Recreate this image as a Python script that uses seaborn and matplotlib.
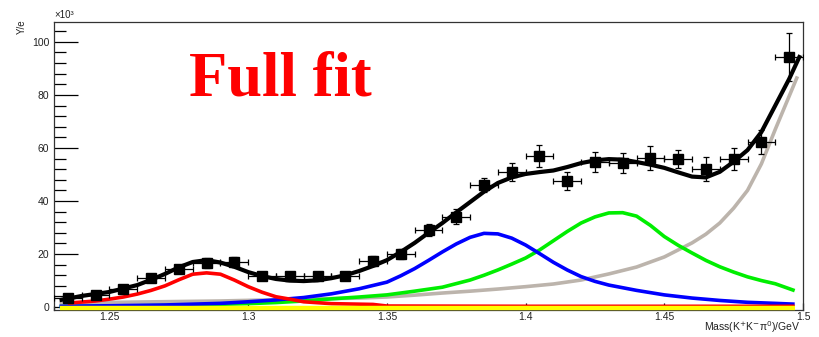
import numpy as np
import pandas as pd
import matplotlib
matplotlib.use("Agg")
import matplotlib.pyplot as plt
from matplotlib.ticker import MultipleLocator, FormatStrFormatter
import seaborn as sns

# Binned data: bin centres (GeV), yields (x10^3) and their errors
mass_bins = [1.235, 1.245, 1.255, 1.265, 1.275, 1.285, 1.295, 1.305, 1.315,
             1.325, 1.335, 1.345, 1.355, 1.365, 1.375, 1.385, 1.395, 1.405,
             1.415, 1.425, 1.435, 1.445, 1.455, 1.465, 1.475, 1.485, 1.495]
yields = [3.4, 4.5, 6.8, 10.9, 14.3, 16.6, 17.0, 11.7, 11.7,
          11.7, 11.7, 17.4, 20.0, 29.1, 34.0, 46.0, 50.9, 57.0,
          47.5, 54.7, 54.3, 56.2, 55.8, 52.1, 55.8, 62.3, 94.3]
yield_err = [1.0, 1.0, 1.2, 1.5, 1.5, 1.8, 1.8, 1.5, 1.5,
             1.5, 1.5, 1.8, 1.8, 2.3, 2.8, 2.6, 3.5, 4.0,
             3.5, 3.8, 3.8, 4.5, 3.5, 4.5, 4.0, 4.5, 9.0]
bin_half_width = 0.005

# Fit components
total_x = [1.232, 1.24, 1.25, 1.26, 1.265, 1.27, 1.275, 1.28, 1.285, 1.29,
           1.295, 1.30, 1.305, 1.31, 1.315, 1.32, 1.325, 1.33, 1.335, 1.34,
           1.345, 1.35, 1.355, 1.36, 1.365, 1.37, 1.375, 1.38, 1.385, 1.39,
           1.395, 1.40, 1.405, 1.41, 1.415, 1.42, 1.425, 1.43, 1.435, 1.44,
           1.445, 1.45, 1.455, 1.46, 1.465, 1.47, 1.475, 1.48, 1.485, 1.49,
           1.495, 1.499]
total_y = [2.6, 4.2, 5.7, 8.3, 10.3, 12.5, 15.0, 17.0, 17.7, 16.8,
           15.2, 13.2, 11.7, 10.6, 10.0, 9.8, 10.1, 10.9, 12.0, 13.6,
           15.5, 17.7, 20.8, 24.2, 28.0, 31.7, 35.7, 39.6, 43.5, 46.8,
           48.9, 50.2, 50.9, 51.5, 52.8, 54.3, 55.3, 55.8, 55.6, 54.7,
           53.7, 52.5, 50.8, 49.2, 48.9, 51.0, 54.8, 59.2, 66.0, 76.0,
           86.0, 95.0]

red_x = [1.235, 1.24, 1.245, 1.25, 1.255, 1.26, 1.265, 1.27, 1.275, 1.28,
         1.285, 1.29, 1.295, 1.30, 1.305, 1.31, 1.315, 1.32, 1.33, 1.345,
         1.35, 1.40, 1.45, 1.497]
red_y = [1.5, 1.9, 2.3, 3.0, 3.8, 4.9, 6.3, 8.0, 10.3, 12.4,
         12.9, 12.4, 10.2, 7.7, 5.6, 3.9, 3.0, 2.0, 1.3, 1.0,
         0.4, 0.3, 0.3, 0.3]

blue_x = [1.232, 1.25, 1.27, 1.29, 1.30, 1.31, 1.32, 1.33, 1.34, 1.35,
          1.355, 1.36, 1.365, 1.37, 1.375, 1.38, 1.385, 1.39, 1.395, 1.40,
          1.405, 1.41, 1.415, 1.42, 1.425, 1.43, 1.44, 1.45, 1.46, 1.47,
          1.48, 1.49, 1.497]
blue_y = [0.3, 0.5, 0.8, 1.4, 2.0, 2.7, 3.6, 5.0, 6.9, 9.4,
          11.8, 14.5, 17.6, 20.8, 23.8, 26.3, 27.8, 27.6, 26.0, 23.4,
          20.2, 16.9, 14.0, 11.5, 9.7, 8.3, 6.3, 4.6, 3.4, 2.5,
          1.8, 1.4, 1.1]

green_x = [1.232, 1.26, 1.28, 1.30, 1.31, 1.32, 1.33, 1.34, 1.35, 1.36,
           1.37, 1.38, 1.385, 1.39, 1.395, 1.40, 1.405, 1.41, 1.415, 1.42,
           1.425, 1.43, 1.435, 1.44, 1.445, 1.45, 1.455, 1.46, 1.465, 1.47,
           1.475, 1.48, 1.485, 1.49, 1.497]
green_y = [0.2, 0.5, 0.8, 1.3, 1.7, 2.3, 3.1, 3.8, 4.6, 6.0,
           7.5, 10.2, 12.0, 14.0, 16.2, 18.5, 21.5, 25.0, 28.5, 31.7,
           34.0, 35.5, 35.6, 34.3, 30.8, 26.6, 23.3, 20.4, 17.6, 15.2,
           13.2, 11.4, 10.0, 8.8, 6.2]

bkg_x = [1.232, 1.26, 1.29, 1.32, 1.34, 1.35, 1.36, 1.37, 1.38, 1.39,
         1.40, 1.41, 1.42, 1.43, 1.44, 1.45, 1.46, 1.465, 1.47, 1.475,
         1.48, 1.485, 1.49, 1.495, 1.498]
bkg_y = [1.5, 1.9, 2.3, 3.0, 3.4, 3.8, 4.5, 5.3, 6.0, 6.8,
         7.7, 8.7, 10.2, 12.5, 15.1, 18.9, 24.2, 27.5, 31.7, 37.3,
         44.0, 54.0, 67.0, 79.5, 87.0]

flat_x = [1.232, 1.497]
flat_y = [-0.3, -0.3]

sns.set_style("ticks")
plt.rcParams["font.family"] = ["Liberation Sans", "DejaVu Sans"]

fig = plt.figure(figsize=(8.19, 3.37), dpi=100)
ax = fig.add_axes([54 / 819, 27 / 337, (803 - 54) / 819, (310 - 22) / 337])

line_kw = dict(ax=ax, estimator=None, sort=False, legend=False)
sns.lineplot(x=flat_x, y=flat_y, color="#ffff00", lw=3.2, zorder=6, **line_kw)
sns.lineplot(x=bkg_x, y=bkg_y, color="#bcb4ac", lw=2.6, zorder=2, **line_kw)
sns.lineplot(x=green_x, y=green_y, color="#00ee00", lw=2.6, zorder=2.2, **line_kw)
sns.lineplot(x=blue_x, y=blue_y, color="#0000ff", lw=2.6, zorder=2.4, **line_kw)
sns.lineplot(x=red_x, y=red_y, color="#ff0000", lw=2.6, zorder=2.6, **line_kw)
sns.lineplot(x=total_x, y=total_y, color="black", lw=3.0, zorder=3, **line_kw)
for ln in ax.lines:
    ln.set_solid_capstyle("butt")
ax.lines[0].set_clip_on(False)

ax.errorbar(mass_bins, yields, yerr=yield_err, xerr=bin_half_width,
            fmt="s", color="black", ms=6.5, elinewidth=0.9, capsize=2.5,
            capthick=0.9, zorder=4)

ax.set_xlim(1.23, 1.5)
ax.set_ylim(-1.1, 107.5)
ax.xaxis.set_major_locator(MultipleLocator(0.05))
ax.xaxis.set_minor_locator(MultipleLocator(0.01))
ax.yaxis.set_major_locator(MultipleLocator(20))
ax.yaxis.set_minor_locator(MultipleLocator(4))
ax.xaxis.set_major_formatter(FormatStrFormatter("%g"))
ax.yaxis.set_major_formatter(FormatStrFormatter("%g"))

ax.tick_params(axis="both", which="both", direction="in", color="black",
               width=0.9, labelsize=7.5, labelcolor="#222222",
               top=False, right=False)
ax.tick_params(axis="y", which="major", length=17, pad=3.5)
ax.tick_params(axis="y", which="minor", length=8.6)
ax.tick_params(axis="x", which="major", length=5, pad=1.5)
ax.tick_params(axis="x", which="minor", length=2.6)
for sp in ax.spines.values():
    sp.set_visible(True)
    sp.set_linewidth(0.9)
    sp.set_color("#333333")

ax.set_xlabel("")
ax.set_ylabel("")
fig.text(22 / 819, 1 - 19 / 337, "Y/e", rotation=90, ha="center", va="top",
         fontsize=7, color="#222222")
fig.text(54 / 819, 1 - 20 / 337, "×10³", ha="left", va="bottom",
         fontsize=7, color="#222222")
fig.text(800 / 819, 1 - 335 / 337, "Mass(K$^{+}$K$^{-}$π$^{0}$)/GeV",
         ha="right", va="bottom", fontsize=7.5, color="#222222")
fig.text(189 / 819, 1 - 95 / 337, "Full fit", ha="left", va="baseline",
         fontsize=45, fontweight="bold", color="#ff0000",
         family=["Liberation Serif", "DejaVu Serif"])

fig.savefig("out.png", dpi=100)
+++
■ **THE TASK**
In the data above, please extract the lines from the first one through the line with "import seaborn as sns", exactly, and keep pictures out.

■ **WRITTEN ANSWER**
Recreate this image as a Python script that uses seaborn and matplotlib.
import numpy as np
import pandas as pd
import matplotlib
matplotlib.use("Agg")
import matplotlib.pyplot as plt
from matplotlib.ticker import MultipleLocator, FormatStrFormatter
import seaborn as sns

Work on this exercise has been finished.